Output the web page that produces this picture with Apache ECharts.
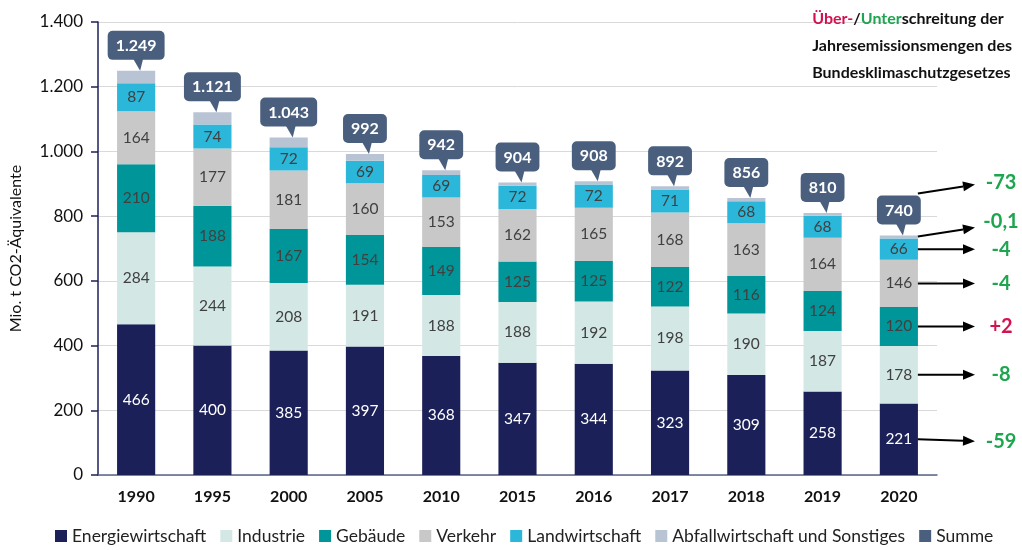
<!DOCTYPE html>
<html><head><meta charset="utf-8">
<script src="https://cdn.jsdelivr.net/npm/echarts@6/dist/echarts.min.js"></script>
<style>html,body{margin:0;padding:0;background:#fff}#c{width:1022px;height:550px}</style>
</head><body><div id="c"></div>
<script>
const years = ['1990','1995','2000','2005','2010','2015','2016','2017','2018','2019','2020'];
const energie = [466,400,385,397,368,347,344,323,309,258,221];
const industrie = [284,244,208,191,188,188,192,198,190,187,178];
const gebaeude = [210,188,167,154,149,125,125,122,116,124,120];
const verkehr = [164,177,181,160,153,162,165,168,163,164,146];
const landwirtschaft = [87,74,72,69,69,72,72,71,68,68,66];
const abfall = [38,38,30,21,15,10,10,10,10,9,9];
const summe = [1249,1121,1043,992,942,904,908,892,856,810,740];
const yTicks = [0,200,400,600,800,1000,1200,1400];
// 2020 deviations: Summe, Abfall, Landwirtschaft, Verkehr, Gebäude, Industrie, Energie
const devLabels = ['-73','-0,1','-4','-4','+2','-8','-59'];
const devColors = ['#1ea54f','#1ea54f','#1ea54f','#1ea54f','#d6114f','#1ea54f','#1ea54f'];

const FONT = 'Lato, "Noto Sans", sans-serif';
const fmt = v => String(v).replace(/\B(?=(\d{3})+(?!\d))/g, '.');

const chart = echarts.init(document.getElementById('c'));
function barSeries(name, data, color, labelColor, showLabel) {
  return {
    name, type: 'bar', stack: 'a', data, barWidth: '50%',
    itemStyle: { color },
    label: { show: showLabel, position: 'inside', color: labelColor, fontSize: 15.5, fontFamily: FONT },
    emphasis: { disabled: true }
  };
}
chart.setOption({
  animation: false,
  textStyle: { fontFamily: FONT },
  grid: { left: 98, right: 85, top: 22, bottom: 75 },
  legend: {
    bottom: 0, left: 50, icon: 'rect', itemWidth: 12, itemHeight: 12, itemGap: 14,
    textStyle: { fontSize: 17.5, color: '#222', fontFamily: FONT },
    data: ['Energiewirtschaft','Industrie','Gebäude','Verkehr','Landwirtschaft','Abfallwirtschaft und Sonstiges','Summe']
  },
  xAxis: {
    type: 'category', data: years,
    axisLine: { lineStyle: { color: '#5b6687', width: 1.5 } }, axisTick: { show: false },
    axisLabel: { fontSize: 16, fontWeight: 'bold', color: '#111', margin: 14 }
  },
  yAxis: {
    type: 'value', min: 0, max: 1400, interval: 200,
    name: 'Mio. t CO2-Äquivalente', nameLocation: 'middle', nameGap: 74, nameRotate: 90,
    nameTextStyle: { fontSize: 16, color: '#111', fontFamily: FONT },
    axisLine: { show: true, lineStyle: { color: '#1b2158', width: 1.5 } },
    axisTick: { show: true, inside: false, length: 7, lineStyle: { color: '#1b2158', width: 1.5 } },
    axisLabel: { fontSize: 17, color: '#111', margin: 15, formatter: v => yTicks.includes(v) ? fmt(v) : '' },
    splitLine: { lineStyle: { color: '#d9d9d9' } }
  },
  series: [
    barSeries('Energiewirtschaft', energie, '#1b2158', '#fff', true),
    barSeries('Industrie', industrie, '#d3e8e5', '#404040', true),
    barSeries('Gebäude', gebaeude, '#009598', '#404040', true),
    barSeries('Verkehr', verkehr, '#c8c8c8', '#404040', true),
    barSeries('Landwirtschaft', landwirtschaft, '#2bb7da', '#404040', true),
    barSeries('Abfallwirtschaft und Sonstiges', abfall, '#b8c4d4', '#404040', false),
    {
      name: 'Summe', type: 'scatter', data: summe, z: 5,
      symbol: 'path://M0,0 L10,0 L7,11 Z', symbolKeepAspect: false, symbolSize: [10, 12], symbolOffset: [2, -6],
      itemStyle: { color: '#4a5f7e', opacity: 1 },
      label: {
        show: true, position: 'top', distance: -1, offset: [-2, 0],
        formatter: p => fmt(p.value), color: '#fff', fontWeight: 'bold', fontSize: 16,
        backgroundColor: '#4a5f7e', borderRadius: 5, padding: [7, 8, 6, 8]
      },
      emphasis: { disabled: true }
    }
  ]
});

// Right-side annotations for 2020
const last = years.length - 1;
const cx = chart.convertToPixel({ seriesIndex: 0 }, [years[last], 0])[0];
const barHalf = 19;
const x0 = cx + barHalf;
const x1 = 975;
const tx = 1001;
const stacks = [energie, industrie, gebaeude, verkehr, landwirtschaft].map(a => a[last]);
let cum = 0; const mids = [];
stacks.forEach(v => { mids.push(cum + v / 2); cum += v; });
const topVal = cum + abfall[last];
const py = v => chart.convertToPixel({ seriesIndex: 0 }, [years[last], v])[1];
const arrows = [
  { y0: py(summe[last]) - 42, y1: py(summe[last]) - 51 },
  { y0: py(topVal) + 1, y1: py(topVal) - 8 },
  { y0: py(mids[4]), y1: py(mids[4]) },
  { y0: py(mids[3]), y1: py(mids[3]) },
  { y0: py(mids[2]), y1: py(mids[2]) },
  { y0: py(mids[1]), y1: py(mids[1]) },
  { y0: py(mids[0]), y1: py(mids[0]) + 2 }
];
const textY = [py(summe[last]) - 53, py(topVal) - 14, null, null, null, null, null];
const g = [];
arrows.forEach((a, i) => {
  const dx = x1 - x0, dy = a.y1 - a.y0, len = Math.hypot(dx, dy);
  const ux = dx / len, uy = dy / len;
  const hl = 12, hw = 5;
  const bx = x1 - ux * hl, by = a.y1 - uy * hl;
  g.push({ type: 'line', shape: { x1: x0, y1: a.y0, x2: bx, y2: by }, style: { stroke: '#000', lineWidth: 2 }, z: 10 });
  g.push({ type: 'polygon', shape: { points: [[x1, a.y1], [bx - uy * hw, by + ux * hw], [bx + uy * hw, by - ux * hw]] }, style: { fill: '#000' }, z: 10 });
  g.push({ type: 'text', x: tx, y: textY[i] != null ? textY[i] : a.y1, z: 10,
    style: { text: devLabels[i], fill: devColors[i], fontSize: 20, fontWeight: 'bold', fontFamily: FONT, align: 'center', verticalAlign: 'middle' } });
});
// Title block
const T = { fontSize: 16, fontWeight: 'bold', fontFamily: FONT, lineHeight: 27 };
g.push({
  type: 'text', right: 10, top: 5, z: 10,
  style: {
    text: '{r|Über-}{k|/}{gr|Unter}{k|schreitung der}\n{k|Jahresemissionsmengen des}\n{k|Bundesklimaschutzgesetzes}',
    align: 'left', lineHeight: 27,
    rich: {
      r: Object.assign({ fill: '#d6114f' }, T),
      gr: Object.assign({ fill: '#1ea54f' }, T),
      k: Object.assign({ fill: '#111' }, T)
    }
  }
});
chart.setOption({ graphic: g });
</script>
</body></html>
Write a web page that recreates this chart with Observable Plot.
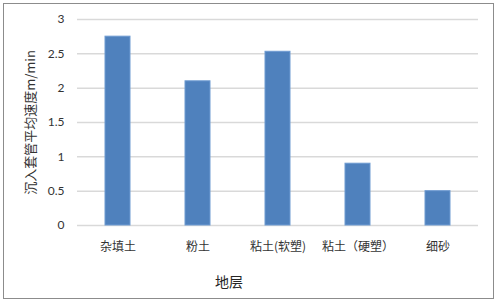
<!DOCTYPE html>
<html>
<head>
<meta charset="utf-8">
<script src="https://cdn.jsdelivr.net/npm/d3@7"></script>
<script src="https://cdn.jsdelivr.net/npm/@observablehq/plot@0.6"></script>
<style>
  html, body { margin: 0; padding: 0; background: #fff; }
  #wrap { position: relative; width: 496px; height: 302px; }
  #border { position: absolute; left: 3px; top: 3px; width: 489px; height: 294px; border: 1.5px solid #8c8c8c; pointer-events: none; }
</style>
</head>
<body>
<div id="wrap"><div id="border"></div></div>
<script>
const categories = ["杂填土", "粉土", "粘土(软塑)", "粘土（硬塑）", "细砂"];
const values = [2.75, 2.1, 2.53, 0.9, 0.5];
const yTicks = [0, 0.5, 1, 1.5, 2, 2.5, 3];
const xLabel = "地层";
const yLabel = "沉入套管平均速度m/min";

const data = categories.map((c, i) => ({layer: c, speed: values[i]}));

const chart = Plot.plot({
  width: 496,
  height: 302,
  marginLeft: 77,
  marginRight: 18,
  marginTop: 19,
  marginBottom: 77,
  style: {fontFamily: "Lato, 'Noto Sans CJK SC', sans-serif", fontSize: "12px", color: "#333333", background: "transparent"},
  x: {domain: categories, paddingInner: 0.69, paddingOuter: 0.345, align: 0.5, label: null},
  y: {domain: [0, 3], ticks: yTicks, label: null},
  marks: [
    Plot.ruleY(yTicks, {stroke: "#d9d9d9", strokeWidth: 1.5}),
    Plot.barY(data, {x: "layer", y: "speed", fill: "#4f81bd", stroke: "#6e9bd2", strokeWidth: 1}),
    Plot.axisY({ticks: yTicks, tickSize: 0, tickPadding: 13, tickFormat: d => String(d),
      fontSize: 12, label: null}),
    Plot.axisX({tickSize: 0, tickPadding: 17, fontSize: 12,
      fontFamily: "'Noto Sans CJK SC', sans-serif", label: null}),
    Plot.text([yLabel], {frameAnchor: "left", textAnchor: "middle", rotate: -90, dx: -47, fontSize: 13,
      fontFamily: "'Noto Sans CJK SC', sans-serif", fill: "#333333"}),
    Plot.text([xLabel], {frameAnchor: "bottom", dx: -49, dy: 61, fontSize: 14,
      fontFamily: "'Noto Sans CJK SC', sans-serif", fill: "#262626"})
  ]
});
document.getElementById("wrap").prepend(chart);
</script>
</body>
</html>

Objective: Nothing but the lines from the start of the records above through the line with "const fmt = v" should be retyped, each exactly as written; leave out all pictures.

Result of this exercise:
Output the web page that produces this picture with Apache ECharts.
<!DOCTYPE html>
<html><head><meta charset="utf-8">
<script src="https://cdn.jsdelivr.net/npm/echarts@6/dist/echarts.min.js"></script>
<style>html,body{margin:0;padding:0;background:#fff}#c{width:1022px;height:550px}</style>
</head><body><div id="c"></div>
<script>
const years = ['1990','1995','2000','2005','2010','2015','2016','2017','2018','2019','2020'];
const energie = [466,400,385,397,368,347,344,323,309,258,221];
const industrie = [284,244,208,191,188,188,192,198,190,187,178];
const gebaeude = [210,188,167,154,149,125,125,122,116,124,120];
const verkehr = [164,177,181,160,153,162,165,168,163,164,146];
const landwirtschaft = [87,74,72,69,69,72,72,71,68,68,66];
const abfall = [38,38,30,21,15,10,10,10,10,9,9];
const summe = [1249,1121,1043,992,942,904,908,892,856,810,740];
const yTicks = [0,200,400,600,800,1000,1200,1400];
// 2020 deviations: Summe, Abfall, Landwirtschaft, Verkehr, Gebäude, Industrie, Energie
const devLabels = ['-73','-0,1','-4','-4','+2','-8','-59'];
const devColors = ['#1ea54f','#1ea54f','#1ea54f','#1ea54f','#d6114f','#1ea54f','#1ea54f'];

const FONT = 'Lato, "Noto Sans", sans-serif';
const fmt = v => String(v).replace(/\B(?=(\d{3})+(?!\d))/g, '.');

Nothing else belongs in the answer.